In the simplest case, of two variables, the variables are plotted on a graph. The dependent variable is plotted on the Y axis, while the independent variable is plotted on the X axis. The value of the dependent variable for every value of the independent variable is plotted on the graph and produces a scatter diagram. If there is a causal relationship, there will be some pattern to the dots. Usually, there will be a clustering of the dots along a diagonal line drawn from the intersection of the two axes. If there is no pattern, the dots will be spread around the graph, looking more like a round cloud of dots. There are various statistical measurements that summarize the degree of relationship between the two variables, one of which is the degree of correlation of the two variables. Correlation varies from 0 to 1.0 with a perfect association being a value of 1.0. The beauty of this methodology is that many variables can be applied statistically at one time to produce a better explanation of the variation in the dependent variable. The method of multiple correlation allow analysts to look at the impact of each independent variable, while holding constant the variation in the other independent variables. This is a wonderful methodology that is by itself free from bias (although the research question and the research variables can both be biased).
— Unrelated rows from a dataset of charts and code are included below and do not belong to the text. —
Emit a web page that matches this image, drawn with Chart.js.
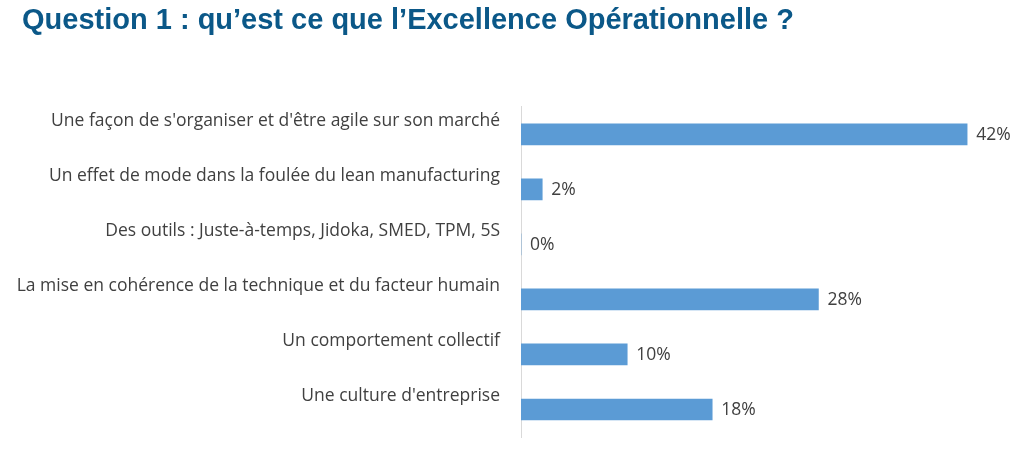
<!DOCTYPE html>
<html>
<head>
<meta charset="utf-8">
<script src="https://cdn.jsdelivr.net/npm/chart.js@4.4.1/dist/chart.umd.min.js"></script>
<style>
html,body{margin:0;padding:0;background:#fff;}
#wrap{width:1024px;height:461px;}
</style>
</head>
<body>
<div id="wrap"><canvas id="c" width="1024" height="461"></canvas></div>
<script>
const categories = [
  "Une façon de s'organiser et d'être agile sur son marché",
  "Un effet de mode dans la foulée du lean manufacturing",
  "Des outils : Juste-à-temps, Jidoka, SMED, TPM, 5S",
  "La mise en cohérence de la technique et du facteur humain",
  "Un comportement collectif",
  "Une culture d'entreprise"
];
const values = [42, 2, 0, 28, 10, 18];
const titleText = "Question 1 : qu’est ce que l’Excellence Opérationnelle ?";

const valueLabels = {
  id: 'valueLabels',
  afterDatasetsDraw(chart) {
    const ctx = chart.ctx;
    const meta = chart.getDatasetMeta(0);
    ctx.save();
    ctx.font = '17.5px "Open Sans"';
    ctx.fillStyle = '#404040';
    ctx.textAlign = 'left';
    ctx.textBaseline = 'middle';
    meta.data.forEach((bar, i) => {
      ctx.fillText(values[i] + '%', bar.x + 9, bar.y + 1);
    });
    ctx.restore();
  }
};

const titleShift = {
  id: 'titleShift',
  afterLayout(chart) {
    const t = chart.titleBlock;
    if (t) { t.left += 12; t.right += 12; }
  }
};

new Chart(document.getElementById('c'), {
  type: 'bar',
  data: {
    labels: categories,
    datasets: [{
      data: values,
      backgroundColor: '#5B9BD5',
      borderWidth: 0,
      barThickness: 21
    }]
  },
  options: {
    indexAxis: 'y',
    responsive: false,
    animation: false,
    layout: { padding: { left: 10, right: 25, top: 0, bottom: 24 } },
    plugins: {
      legend: { display: false },
      tooltip: { enabled: false },
      title: {
        display: true,
        text: titleText,
        align: 'start',
        color: '#0B5888',
        font: { family: '"Liberation Sans", Arial, sans-serif', size: 29, weight: 'bold', lineHeight: 1.2 },
        padding: { top: 4, bottom: 68 }
      }
    },
    scales: {
      x: {
        display: false,
        min: 0,
        max: 45
      },
      y: {
        afterFit(scale) { scale.width = 511; scale.paddingTop = 0; scale.paddingBottom = 0; },
        grid: { display: false, drawTicks: false },
        border: { display: true, color: '#D9D9D9', width: 1 },
        ticks: {
          color: '#404040',
          font: { family: '"Open Sans", sans-serif', size: 17.5 },
          padding: 21,
          labelOffset: -13,
          crossAlign: 'near'
        }
      }
    }
  },
  plugins: [valueLabels, titleShift]
});
</script>
</body>
</html>
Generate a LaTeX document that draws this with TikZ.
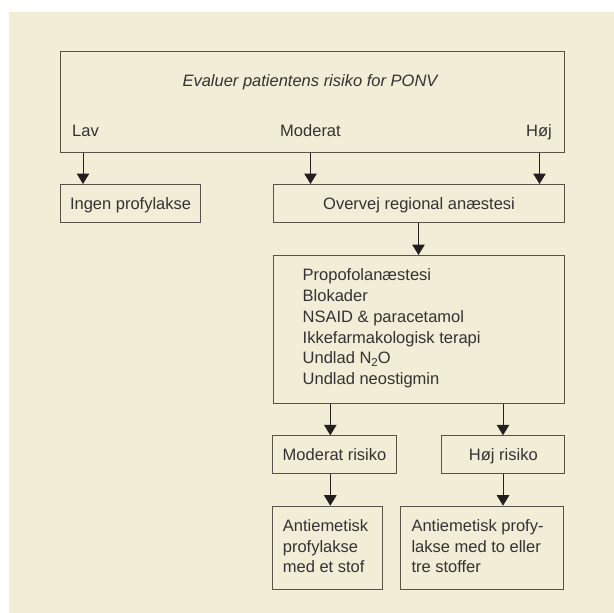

Nothing helps the logical mind more than a course in statistics. Many times in life people make the most naive statements, ones they never would have made if they had just known a little statistics. The most common example comes in the realm of racism, where racists claim that race is a direct cause of crime. A simple control for the variable of economic status shows the naive person how much of the variation in crime by race disappears when considered independently from the influence of social class. And, of course, there are hundreds of other variables that have to be controlled before one could conclude a causal link between race and crime.

One note of caution about statistics needs to be stressed. In the sciences and social sciences the dominance of statistics has gone too far and become a substitute for thinking about questions that cannot be adequately treated by statistical methods. This, however, is more the result of the larger society discouraging academicians and others from drawing larger conclusions that might call into question some of the basic assumptions of the society. Despite this caution, statistics should be taught in school more than it is. And it should start early.

Students should be taught that statistics dominates in all the scientific and social scientific journals, and is spreading in the humanistic disciplines. Therefore, one cannot evaluate the statements of the liberal arts disciplines without a basic appreciation for mathematics and statistics.